EXERCISE BRIEF:
Exactly the lines from the one containing "Output the Python" through the one containing "return (B - y) / ph" are to be returned, please, without any pictures.

[Plotting code records]
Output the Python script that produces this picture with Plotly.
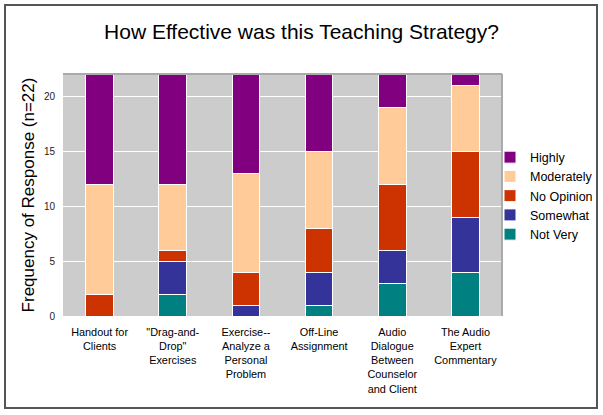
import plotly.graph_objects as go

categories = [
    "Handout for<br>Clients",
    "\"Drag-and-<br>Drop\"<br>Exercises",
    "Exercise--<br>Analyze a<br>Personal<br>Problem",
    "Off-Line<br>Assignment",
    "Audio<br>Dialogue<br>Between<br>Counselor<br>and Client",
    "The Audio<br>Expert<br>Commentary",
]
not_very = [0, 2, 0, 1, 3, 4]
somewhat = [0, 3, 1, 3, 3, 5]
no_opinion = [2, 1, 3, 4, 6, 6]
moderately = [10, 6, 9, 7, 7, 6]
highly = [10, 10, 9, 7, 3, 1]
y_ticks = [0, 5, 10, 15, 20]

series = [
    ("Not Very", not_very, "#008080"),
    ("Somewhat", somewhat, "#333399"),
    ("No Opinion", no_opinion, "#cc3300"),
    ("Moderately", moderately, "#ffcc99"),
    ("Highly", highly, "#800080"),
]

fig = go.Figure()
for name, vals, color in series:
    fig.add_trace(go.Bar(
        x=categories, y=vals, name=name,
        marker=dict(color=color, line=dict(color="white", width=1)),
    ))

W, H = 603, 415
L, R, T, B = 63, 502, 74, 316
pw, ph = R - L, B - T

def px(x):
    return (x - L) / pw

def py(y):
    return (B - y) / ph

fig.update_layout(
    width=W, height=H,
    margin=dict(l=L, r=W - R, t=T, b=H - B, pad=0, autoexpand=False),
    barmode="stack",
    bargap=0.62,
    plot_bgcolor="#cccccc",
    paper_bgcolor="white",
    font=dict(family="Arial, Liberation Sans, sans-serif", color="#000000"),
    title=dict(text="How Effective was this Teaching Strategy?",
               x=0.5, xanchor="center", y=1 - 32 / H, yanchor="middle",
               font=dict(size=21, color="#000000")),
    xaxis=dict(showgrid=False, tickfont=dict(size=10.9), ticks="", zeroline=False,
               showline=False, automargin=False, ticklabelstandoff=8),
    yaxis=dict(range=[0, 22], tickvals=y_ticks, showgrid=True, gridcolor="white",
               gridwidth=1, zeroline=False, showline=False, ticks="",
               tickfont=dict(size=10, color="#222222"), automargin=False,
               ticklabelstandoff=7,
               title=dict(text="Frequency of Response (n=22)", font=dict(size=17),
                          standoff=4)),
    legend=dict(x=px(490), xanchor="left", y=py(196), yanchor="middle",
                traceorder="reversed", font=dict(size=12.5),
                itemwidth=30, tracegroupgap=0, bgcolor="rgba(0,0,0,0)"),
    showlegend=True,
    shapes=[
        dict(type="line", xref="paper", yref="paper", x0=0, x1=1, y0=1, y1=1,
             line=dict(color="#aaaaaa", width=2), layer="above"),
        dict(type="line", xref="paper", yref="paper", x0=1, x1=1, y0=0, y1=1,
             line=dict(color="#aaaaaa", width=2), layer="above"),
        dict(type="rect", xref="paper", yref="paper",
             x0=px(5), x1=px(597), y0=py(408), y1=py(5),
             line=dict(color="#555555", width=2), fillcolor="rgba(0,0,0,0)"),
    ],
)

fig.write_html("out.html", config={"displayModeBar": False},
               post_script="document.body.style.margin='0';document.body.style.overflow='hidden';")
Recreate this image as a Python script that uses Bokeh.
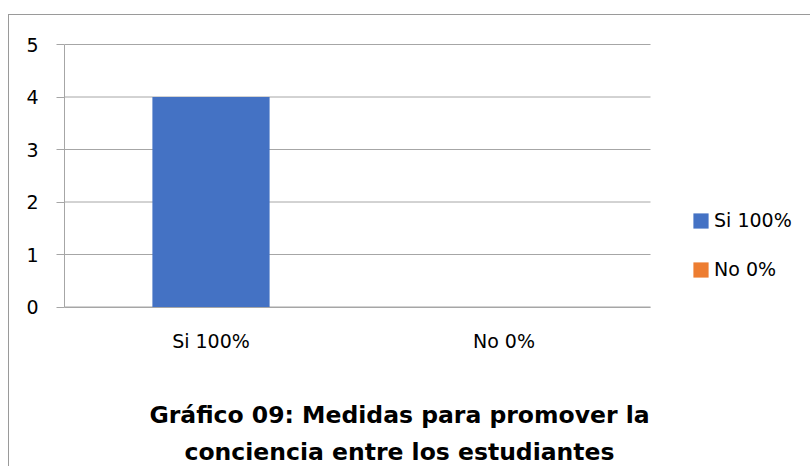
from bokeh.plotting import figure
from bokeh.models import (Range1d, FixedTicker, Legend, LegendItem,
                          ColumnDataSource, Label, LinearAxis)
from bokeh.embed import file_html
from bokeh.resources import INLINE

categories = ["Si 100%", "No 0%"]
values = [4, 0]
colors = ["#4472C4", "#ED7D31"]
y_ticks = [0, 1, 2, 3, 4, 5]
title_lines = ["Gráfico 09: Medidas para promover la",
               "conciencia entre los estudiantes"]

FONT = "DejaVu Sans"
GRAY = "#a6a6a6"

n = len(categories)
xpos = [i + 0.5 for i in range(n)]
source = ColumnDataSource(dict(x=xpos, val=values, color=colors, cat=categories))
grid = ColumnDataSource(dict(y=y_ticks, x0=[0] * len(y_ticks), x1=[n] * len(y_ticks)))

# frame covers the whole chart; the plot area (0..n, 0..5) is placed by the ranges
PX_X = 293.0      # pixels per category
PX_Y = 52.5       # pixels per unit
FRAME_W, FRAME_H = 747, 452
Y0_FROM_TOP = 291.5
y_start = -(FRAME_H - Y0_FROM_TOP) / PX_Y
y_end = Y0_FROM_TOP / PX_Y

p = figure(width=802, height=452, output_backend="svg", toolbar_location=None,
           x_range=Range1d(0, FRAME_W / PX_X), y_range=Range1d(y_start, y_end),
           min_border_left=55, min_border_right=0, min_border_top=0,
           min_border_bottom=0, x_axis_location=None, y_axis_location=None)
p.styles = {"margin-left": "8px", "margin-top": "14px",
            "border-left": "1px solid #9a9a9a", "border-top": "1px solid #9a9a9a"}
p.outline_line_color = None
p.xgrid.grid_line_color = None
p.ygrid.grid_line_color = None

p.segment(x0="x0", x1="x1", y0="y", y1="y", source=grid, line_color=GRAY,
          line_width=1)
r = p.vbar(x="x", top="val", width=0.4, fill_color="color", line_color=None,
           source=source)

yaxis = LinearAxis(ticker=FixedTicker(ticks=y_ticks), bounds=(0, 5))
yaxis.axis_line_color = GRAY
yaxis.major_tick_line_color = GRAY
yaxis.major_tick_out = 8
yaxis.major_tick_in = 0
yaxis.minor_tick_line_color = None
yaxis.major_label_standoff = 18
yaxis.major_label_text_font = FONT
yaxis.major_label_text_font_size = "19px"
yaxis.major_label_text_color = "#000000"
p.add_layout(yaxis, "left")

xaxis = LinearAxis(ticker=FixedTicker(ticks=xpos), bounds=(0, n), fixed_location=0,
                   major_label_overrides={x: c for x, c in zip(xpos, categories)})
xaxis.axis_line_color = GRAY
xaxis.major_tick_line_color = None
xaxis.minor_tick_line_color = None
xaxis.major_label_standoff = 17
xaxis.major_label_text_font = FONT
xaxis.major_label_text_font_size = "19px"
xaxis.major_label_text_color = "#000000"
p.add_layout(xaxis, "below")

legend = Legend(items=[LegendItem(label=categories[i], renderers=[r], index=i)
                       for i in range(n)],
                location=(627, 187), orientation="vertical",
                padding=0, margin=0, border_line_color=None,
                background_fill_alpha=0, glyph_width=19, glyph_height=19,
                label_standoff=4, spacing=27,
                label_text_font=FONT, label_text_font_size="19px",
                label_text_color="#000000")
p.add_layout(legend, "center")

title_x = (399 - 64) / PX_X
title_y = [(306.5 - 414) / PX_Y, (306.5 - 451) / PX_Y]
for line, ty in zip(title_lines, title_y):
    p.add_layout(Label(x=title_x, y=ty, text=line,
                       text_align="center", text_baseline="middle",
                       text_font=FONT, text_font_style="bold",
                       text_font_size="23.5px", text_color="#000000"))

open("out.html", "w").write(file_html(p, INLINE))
==
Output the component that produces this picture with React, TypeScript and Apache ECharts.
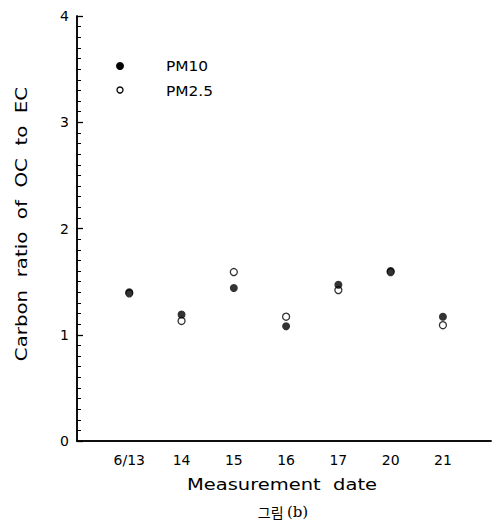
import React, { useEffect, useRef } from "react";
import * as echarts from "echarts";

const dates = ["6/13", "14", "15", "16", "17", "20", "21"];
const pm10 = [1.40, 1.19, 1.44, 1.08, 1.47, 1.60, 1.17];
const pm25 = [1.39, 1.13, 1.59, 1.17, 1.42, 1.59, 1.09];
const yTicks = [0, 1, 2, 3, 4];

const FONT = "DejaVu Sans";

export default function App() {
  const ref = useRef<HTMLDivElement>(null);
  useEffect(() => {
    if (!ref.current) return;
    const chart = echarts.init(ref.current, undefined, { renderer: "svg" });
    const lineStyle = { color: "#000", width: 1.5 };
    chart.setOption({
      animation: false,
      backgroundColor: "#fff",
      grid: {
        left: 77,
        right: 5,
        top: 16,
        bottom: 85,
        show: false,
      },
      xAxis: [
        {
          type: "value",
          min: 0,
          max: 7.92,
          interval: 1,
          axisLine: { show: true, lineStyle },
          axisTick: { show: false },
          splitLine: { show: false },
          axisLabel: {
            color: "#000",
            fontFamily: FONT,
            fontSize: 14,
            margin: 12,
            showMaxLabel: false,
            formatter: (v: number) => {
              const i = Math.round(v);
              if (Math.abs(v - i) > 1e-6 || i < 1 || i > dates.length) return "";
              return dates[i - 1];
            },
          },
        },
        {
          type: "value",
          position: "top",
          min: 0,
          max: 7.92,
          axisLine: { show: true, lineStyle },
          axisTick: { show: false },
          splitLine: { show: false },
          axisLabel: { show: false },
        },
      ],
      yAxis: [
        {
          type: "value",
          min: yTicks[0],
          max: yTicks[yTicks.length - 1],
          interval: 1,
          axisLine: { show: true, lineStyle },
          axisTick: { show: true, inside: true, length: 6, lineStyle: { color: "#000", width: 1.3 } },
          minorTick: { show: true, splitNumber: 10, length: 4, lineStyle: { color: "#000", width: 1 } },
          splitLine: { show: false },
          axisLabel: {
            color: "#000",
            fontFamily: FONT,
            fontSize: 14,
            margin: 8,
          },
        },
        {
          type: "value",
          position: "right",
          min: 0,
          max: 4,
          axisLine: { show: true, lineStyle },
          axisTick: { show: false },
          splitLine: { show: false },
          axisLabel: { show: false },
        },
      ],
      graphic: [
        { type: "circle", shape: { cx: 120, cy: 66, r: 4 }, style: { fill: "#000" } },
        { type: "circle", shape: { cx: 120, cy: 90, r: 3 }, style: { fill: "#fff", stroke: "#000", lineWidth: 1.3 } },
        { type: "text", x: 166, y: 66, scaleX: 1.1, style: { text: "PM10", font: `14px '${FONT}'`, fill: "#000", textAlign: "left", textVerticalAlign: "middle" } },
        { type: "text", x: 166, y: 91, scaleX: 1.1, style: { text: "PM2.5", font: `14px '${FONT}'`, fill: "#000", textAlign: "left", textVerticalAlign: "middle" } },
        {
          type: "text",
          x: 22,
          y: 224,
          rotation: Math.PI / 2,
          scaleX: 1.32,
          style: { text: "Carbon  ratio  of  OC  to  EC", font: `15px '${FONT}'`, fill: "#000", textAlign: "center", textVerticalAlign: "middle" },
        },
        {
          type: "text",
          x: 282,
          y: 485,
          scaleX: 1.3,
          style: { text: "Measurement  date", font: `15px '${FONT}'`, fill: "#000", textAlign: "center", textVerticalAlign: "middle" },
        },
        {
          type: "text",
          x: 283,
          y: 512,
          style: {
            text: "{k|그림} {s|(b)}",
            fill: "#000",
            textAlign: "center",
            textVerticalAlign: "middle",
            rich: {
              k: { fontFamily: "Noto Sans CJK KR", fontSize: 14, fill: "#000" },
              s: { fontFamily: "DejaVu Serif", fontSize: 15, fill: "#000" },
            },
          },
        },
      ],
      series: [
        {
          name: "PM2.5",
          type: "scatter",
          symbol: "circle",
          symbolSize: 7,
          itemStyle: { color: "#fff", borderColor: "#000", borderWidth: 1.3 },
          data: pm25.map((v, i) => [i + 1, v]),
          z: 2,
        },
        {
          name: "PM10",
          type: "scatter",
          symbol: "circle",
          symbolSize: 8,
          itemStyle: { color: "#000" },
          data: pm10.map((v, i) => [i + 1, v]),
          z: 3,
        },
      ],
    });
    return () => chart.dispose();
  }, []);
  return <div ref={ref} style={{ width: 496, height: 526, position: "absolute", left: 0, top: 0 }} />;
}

WRITTEN ANSWER:
Output the Python script that produces this picture with Plotly.
import plotly.graph_objects as go

categories = [
    "Handout for<br>Clients",
    "\"Drag-and-<br>Drop\"<br>Exercises",
    "Exercise--<br>Analyze a<br>Personal<br>Problem",
    "Off-Line<br>Assignment",
    "Audio<br>Dialogue<br>Between<br>Counselor<br>and Client",
    "The Audio<br>Expert<br>Commentary",
]
not_very = [0, 2, 0, 1, 3, 4]
somewhat = [0, 3, 1, 3, 3, 5]
no_opinion = [2, 1, 3, 4, 6, 6]
moderately = [10, 6, 9, 7, 7, 6]
highly = [10, 10, 9, 7, 3, 1]
y_ticks = [0, 5, 10, 15, 20]

series = [
    ("Not Very", not_very, "#008080"),
    ("Somewhat", somewhat, "#333399"),
    ("No Opinion", no_opinion, "#cc3300"),
    ("Moderately", moderately, "#ffcc99"),
    ("Highly", highly, "#800080"),
]

fig = go.Figure()
for name, vals, color in series:
    fig.add_trace(go.Bar(
        x=categories, y=vals, name=name,
        marker=dict(color=color, line=dict(color="white", width=1)),
    ))

W, H = 603, 415
L, R, T, B = 63, 502, 74, 316
pw, ph = R - L, B - T

def px(x):
    return (x - L) / pw

def py(y):
    return (B - y) / ph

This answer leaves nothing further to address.